> **GIVEN EXERCISE**: Return precisely the span of lines from the top of the material below to the line containing "can_speak = [78, 74, 72, 66, 69, 63, 45]", both included. Pictures are excluded.

> **SOURCE EXCERPT**:
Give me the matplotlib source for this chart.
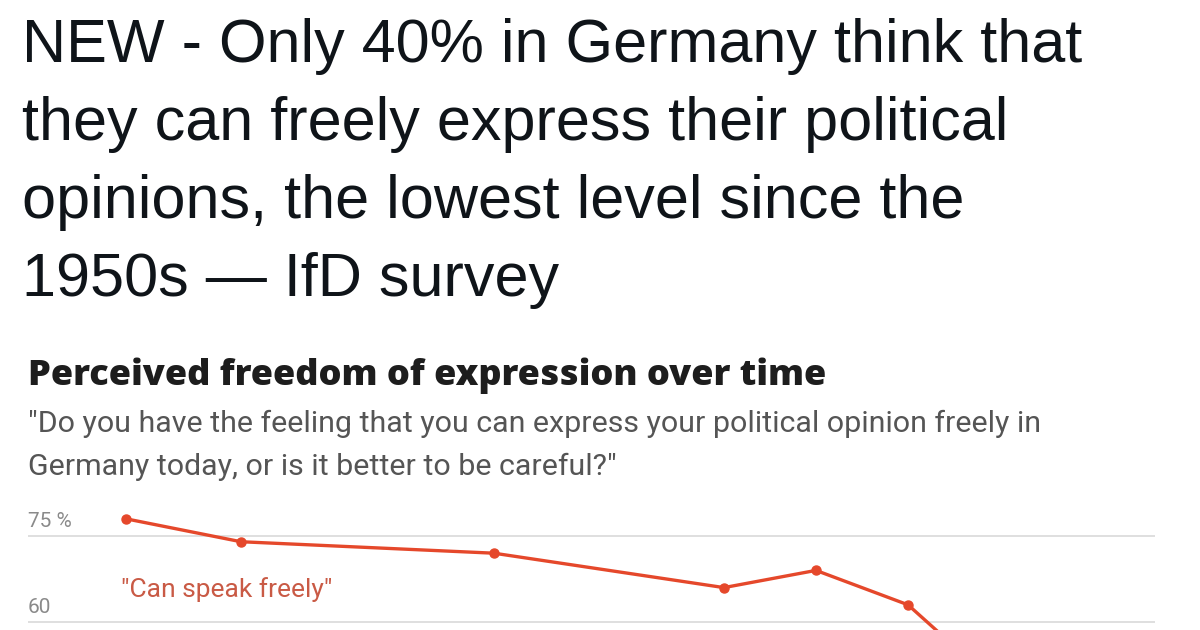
import matplotlib
matplotlib.use("Agg")
from matplotlib import pyplot as plt
from matplotlib import transforms


# Survey waves (IfD), share saying "can speak freely", in percent
years = [1990, 1995, 2006, 2016, 2020, 2024, 2029]
can_speak = [78, 74, 72, 66, 69, 63, 45]

grid_values = [75, 60, 45, 30]
grid_labels = ["75 %", "60"]   # the lower ones fall outside the crop

headline = ("NEW - Only 40% in Germany think that\n"
            "they can freely express their political\n"
            "opinions, the lowest level since the\n"
            "1950s \u2014 IfD survey")
chart_title = "Perceived freedom of expression over time"
chart_sub = ["\"Do you have the feeling that you can express your political opinion freely in",
             "Germany today, or is it better to be careful?\""]
series_label = "\"Can speak freely\""

line_color = "#e5482b"

W, H = 1200, 630
fig = plt.figure(figsize=(W / 100, H / 100), dpi=100)
fig.patch.set_facecolor("white")

# headline (tweet text)
fig.text(22 / W, 1 - 18 / H, headline, ha="left", va="top",
         fontsize=44, color="#0f1419", family="Liberation Sans",
         linespacing=1.48)

# chart header
fig.text(28 / W, 1 - 385 / H, chart_title, ha="left", va="baseline",
         fontsize=26, fontweight=800, color="#1d1d1d", family="Open Sans")
for i, line in enumerate(chart_sub):
    fig.text(28 / W, 1 - (432 + 43 * i) / H, line, ha="left", va="baseline",
             fontsize=21.9, color="#555555", family="Roboto")

# axes placed so that 75 sits at y=536px and 60 at y=622px
px_per_unit = (622 - 536) / 15
y_top, y_bot = 80, 30
top_px = 536 - (y_top - 75) * px_per_unit
bot_px = 536 + (75 - y_bot) * px_per_unit
ax = fig.add_axes([28 / W, 1 - bot_px / H, (1155 - 28) / W, (bot_px - top_px) / H])
ax.set_ylim(y_bot, y_top)
ax.set_xlim(1985.74, 2034.74)
ax.axis("off")

trans = transforms.blended_transform_factory(ax.transAxes, ax.transData)
for v in grid_values:
    ax.plot([0, 1], [v, v], transform=trans, color="#dcdcdc", lw=1.3, zorder=1)
for v, lab in zip(grid_values, grid_labels):
    ax.text(0, v + 1.6, lab, transform=trans, ha="left", va="baseline",
            fontsize=15, color="#8a8a8a", family="Roboto")

ax.plot(years, can_speak, color=line_color, lw=2.4, marker="o", markersize=6.5,
        zorder=3, clip_on=False)

ax.text(years[0] - 0.2, 65.6, series_label, ha="left", va="center",
        fontsize=19, color="#c95a45", family="Roboto")

fig.savefig("out.png", dpi=100, facecolor="white")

> **RESULT FOR THIS EXERCISE**:
Give me the matplotlib source for this chart.
import matplotlib
matplotlib.use("Agg")
from matplotlib import pyplot as plt
from matplotlib import transforms


# Survey waves (IfD), share saying "can speak freely", in percent
years = [1990, 1995, 2006, 2016, 2020, 2024, 2029]
can_speak = [78, 74, 72, 66, 69, 63, 45]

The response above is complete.